The "game" would combine familiar elements of SimCity4 and The Sims 2 but would use the simulations merely to model and role play alternate realities that that, once agreed upon, could be truly implemented.
The hook of the game would be that "the system" or "the machine" would be programmed with A.I. following the logic of the dominant modernist, capitalist paradigm that seems to drive so much of the real economy.
"Players" would get to pit themselves against "the machine" or "the system", struggling to introduce a post-modern ("both-and" as opposed to "either-or") and post-capitalist ("profit is no longer a zero-sum game") paradigm that the A.I. avatars (and possibly other real life players) would find antithetical to their worldview.
The A.I. in the game would endeavor to vigorously fight any moves toward "sustainable development" and "environmental and social justice" that upset the status quo.
Players would have to negotiate their way around hostile agents representing industry, government, local and international business, and threatened community members.
Winning the game would involve working toward win-win situations that satisfy both the "idealists" playing the game, and the programmed paradigm posing as "realism".
The first step in this game is developing the game itself. To do so, we first have to create a digital, 3D Darb-Al Ahmar Muslim Craftsperson community and Manshiyat Nasser Zabaleen Christian Community.
This virtual community needs real household attribute data -- all the socioeconomic indicators (poverty level, income, infrastructure, access to credit, family size, gender distribution etc.) that would allow us to model a faithful representation of the actual communities.
An interface needs to be designed that allows for friendly data visualization (see SimCity 4 for some ideas).
Once we have created the community AS IT IS, with reliable data, we then need to develop a game engine that allows us to interact with and manipulate variables in the community.
The game data would have to be updatable as real changes occur in the real community.

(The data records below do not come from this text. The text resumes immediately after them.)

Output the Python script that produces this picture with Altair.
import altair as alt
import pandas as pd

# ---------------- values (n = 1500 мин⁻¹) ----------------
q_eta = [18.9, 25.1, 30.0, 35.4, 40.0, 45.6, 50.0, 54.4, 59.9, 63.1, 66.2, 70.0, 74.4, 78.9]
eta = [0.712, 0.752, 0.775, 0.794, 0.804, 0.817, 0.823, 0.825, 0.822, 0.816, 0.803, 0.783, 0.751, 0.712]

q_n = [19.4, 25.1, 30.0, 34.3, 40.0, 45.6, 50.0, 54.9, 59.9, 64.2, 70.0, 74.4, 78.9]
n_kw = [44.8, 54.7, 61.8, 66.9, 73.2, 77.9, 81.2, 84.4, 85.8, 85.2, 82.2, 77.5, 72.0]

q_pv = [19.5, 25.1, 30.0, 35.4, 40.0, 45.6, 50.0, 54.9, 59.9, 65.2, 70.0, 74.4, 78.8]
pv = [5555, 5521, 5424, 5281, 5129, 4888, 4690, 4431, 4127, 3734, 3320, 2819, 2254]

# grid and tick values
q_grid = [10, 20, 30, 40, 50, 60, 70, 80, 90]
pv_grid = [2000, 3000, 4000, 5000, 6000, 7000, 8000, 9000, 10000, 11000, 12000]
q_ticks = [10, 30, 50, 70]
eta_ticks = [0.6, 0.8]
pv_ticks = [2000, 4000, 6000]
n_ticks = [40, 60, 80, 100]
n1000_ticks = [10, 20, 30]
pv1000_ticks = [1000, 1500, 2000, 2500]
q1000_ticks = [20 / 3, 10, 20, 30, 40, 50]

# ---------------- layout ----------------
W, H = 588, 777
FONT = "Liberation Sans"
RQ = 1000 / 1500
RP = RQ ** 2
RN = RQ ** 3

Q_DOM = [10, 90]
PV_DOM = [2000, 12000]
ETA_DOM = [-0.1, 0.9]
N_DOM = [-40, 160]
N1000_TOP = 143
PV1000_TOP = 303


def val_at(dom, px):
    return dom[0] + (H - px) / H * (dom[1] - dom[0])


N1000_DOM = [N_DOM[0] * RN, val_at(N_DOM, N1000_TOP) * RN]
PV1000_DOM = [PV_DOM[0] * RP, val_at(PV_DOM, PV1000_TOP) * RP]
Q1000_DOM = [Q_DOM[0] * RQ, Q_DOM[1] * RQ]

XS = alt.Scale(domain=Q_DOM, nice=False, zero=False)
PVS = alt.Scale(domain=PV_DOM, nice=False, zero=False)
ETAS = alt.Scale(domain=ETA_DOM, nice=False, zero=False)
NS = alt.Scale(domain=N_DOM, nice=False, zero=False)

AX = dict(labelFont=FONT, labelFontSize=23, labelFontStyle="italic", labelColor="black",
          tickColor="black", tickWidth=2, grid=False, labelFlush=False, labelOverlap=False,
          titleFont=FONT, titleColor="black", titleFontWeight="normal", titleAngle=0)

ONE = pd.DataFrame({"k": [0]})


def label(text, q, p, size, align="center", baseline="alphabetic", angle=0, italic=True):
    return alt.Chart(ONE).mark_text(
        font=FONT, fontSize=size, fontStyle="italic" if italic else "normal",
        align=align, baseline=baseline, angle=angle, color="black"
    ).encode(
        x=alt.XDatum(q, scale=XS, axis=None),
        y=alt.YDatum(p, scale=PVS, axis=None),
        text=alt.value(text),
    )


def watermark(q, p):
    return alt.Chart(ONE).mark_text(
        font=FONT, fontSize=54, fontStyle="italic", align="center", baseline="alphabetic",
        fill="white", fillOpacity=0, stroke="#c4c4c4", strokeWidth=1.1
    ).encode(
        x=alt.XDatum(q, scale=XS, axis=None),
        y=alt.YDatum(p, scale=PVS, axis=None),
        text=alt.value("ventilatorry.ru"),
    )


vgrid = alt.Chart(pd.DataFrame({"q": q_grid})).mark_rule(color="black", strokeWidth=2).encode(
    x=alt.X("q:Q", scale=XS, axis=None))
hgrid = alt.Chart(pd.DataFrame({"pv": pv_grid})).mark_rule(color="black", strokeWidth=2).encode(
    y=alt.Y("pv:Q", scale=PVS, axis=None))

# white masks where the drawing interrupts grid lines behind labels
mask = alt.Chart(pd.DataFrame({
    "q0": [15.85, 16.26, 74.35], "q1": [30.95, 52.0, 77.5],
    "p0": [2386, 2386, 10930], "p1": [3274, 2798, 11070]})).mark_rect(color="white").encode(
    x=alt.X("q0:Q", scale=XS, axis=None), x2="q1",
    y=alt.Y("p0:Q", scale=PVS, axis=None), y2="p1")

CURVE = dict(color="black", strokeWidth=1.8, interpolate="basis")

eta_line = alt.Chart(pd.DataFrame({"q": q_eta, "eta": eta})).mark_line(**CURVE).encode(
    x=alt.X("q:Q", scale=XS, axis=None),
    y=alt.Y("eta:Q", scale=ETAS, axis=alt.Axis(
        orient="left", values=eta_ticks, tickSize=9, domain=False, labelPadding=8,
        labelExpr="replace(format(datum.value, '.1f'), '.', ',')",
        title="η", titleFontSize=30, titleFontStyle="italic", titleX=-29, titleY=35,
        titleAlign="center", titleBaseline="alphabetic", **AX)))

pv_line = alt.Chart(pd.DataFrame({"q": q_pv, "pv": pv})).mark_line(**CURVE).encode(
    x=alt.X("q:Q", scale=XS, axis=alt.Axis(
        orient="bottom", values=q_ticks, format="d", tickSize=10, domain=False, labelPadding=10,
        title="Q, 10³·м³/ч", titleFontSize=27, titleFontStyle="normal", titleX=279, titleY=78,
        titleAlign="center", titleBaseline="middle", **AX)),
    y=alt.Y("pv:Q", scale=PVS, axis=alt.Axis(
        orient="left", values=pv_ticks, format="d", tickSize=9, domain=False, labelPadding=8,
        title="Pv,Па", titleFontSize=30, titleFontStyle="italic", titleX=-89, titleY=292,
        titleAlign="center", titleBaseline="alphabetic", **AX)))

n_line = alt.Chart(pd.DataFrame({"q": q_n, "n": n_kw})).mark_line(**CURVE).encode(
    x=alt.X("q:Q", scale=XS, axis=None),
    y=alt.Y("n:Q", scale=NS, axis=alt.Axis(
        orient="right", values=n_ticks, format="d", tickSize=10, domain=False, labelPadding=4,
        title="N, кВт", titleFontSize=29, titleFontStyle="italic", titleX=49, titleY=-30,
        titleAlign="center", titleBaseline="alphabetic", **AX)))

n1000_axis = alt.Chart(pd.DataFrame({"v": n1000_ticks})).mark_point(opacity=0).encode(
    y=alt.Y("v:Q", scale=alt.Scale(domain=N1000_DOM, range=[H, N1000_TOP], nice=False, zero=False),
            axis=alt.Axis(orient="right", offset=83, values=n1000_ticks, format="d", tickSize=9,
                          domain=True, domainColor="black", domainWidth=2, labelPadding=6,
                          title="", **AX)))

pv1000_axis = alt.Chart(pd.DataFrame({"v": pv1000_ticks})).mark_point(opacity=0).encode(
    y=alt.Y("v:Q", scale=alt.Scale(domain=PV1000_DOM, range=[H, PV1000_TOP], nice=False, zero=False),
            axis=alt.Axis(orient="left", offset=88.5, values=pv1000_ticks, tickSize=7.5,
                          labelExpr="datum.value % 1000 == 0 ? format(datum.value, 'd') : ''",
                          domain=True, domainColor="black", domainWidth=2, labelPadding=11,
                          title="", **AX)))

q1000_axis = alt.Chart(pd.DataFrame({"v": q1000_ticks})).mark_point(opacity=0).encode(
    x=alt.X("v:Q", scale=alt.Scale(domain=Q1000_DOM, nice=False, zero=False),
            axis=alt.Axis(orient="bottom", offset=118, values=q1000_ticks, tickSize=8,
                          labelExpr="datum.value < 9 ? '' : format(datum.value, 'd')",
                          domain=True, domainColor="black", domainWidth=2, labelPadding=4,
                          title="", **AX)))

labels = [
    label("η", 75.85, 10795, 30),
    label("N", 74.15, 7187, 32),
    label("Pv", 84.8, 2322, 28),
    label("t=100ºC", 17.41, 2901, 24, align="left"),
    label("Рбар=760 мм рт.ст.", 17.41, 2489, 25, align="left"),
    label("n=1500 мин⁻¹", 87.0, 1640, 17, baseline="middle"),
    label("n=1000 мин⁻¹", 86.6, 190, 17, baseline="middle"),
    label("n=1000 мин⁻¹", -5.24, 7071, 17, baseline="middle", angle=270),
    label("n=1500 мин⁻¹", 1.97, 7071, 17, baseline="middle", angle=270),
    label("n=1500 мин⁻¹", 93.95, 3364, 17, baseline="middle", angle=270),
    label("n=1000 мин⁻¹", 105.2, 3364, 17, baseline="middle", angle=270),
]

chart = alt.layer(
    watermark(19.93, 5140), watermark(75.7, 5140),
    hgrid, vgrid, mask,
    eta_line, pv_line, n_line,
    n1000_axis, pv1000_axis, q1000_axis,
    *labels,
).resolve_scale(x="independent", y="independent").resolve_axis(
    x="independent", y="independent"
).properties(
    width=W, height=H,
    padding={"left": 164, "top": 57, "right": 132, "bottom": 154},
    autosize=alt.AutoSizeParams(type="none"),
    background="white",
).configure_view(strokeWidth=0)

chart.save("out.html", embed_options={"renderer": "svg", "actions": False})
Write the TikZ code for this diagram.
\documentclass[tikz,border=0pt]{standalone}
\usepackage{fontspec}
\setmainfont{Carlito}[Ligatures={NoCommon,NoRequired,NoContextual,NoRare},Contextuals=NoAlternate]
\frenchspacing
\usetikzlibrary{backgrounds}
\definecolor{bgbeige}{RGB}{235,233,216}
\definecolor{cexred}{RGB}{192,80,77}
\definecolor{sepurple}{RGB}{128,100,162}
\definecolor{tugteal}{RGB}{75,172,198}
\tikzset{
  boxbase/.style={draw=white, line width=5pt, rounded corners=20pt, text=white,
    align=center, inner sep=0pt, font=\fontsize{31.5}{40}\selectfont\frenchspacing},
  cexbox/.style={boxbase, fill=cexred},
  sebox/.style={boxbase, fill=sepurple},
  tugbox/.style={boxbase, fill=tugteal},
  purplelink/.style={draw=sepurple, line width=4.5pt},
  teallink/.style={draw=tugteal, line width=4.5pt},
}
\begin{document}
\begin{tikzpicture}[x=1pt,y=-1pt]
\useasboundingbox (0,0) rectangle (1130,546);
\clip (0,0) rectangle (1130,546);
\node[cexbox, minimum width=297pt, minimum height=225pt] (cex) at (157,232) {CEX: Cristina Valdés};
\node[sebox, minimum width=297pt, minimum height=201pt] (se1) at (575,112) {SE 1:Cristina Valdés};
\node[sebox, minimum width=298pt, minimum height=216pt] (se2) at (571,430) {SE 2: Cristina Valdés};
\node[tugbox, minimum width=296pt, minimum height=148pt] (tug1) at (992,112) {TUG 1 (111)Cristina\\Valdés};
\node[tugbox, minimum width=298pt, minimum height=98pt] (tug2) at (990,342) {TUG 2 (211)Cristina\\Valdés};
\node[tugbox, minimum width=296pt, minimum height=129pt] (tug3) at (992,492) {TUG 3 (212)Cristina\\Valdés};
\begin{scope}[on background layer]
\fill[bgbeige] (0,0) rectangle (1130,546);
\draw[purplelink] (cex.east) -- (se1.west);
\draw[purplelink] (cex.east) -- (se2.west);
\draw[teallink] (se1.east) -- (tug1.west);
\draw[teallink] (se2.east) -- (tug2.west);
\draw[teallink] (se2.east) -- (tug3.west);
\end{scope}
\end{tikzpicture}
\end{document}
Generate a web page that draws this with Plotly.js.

Players would try to introduce and create renewable energy technologies, training centers, workshops, small business opportunities and the like (as in The Sims 2 "Open For Business" expansion pack), and see how these things affect the community when played out.
Ideas that game out as producing "Pareto Optimality" would be shared by players with real life planners and policy makers.
Ideas that seem to cause too much conflict and disruptions would be red-flagged and saved for analysis to get better ideas of why given attempts to improve the community don't work.
While all of this is very ambitious, the first stage would be simply creating KML files for use with Google Earth that allow the overlay of 3D architecture, photographs and attribute tables of local infrastructure and demographic information.
As a first step, and an invitation for others to get involved, I am posting my progressively evolving KML files here:
Click here to download Solar Cities first attempt to create buildings with solar panels in Google Sketchup
This file is only 186 KB
Click here to download the KMZ file of Solar Cities first attempts to map infrastructure in Darb El Ahmar
This is a 9 MB file that has two CAD base maps created by the AKTC showing water and electric services, with Google Earth pins (posts) making them clickable in Google Earh.
Using these files is very simple. Simply download the .kmz files, double click on them and they should launch Google Earth and take you right to the location. Alternately, you can download the files in a folder, then click and drag them into the left sidebar in Google Earth.
Here is a first attempt at creating a 3D view of Building 72 with the home built solar hot water system on top.
The view is looking from Darb Al Ahmar West to Al Azhar park and you can see the Muqattam Hills in the background.
Here is a crowded view of the data from above:
Here is a closeup of the map with overlays:
What is needed now are posts showing the building numbers, so we can tie (geocode) survey information with real locations.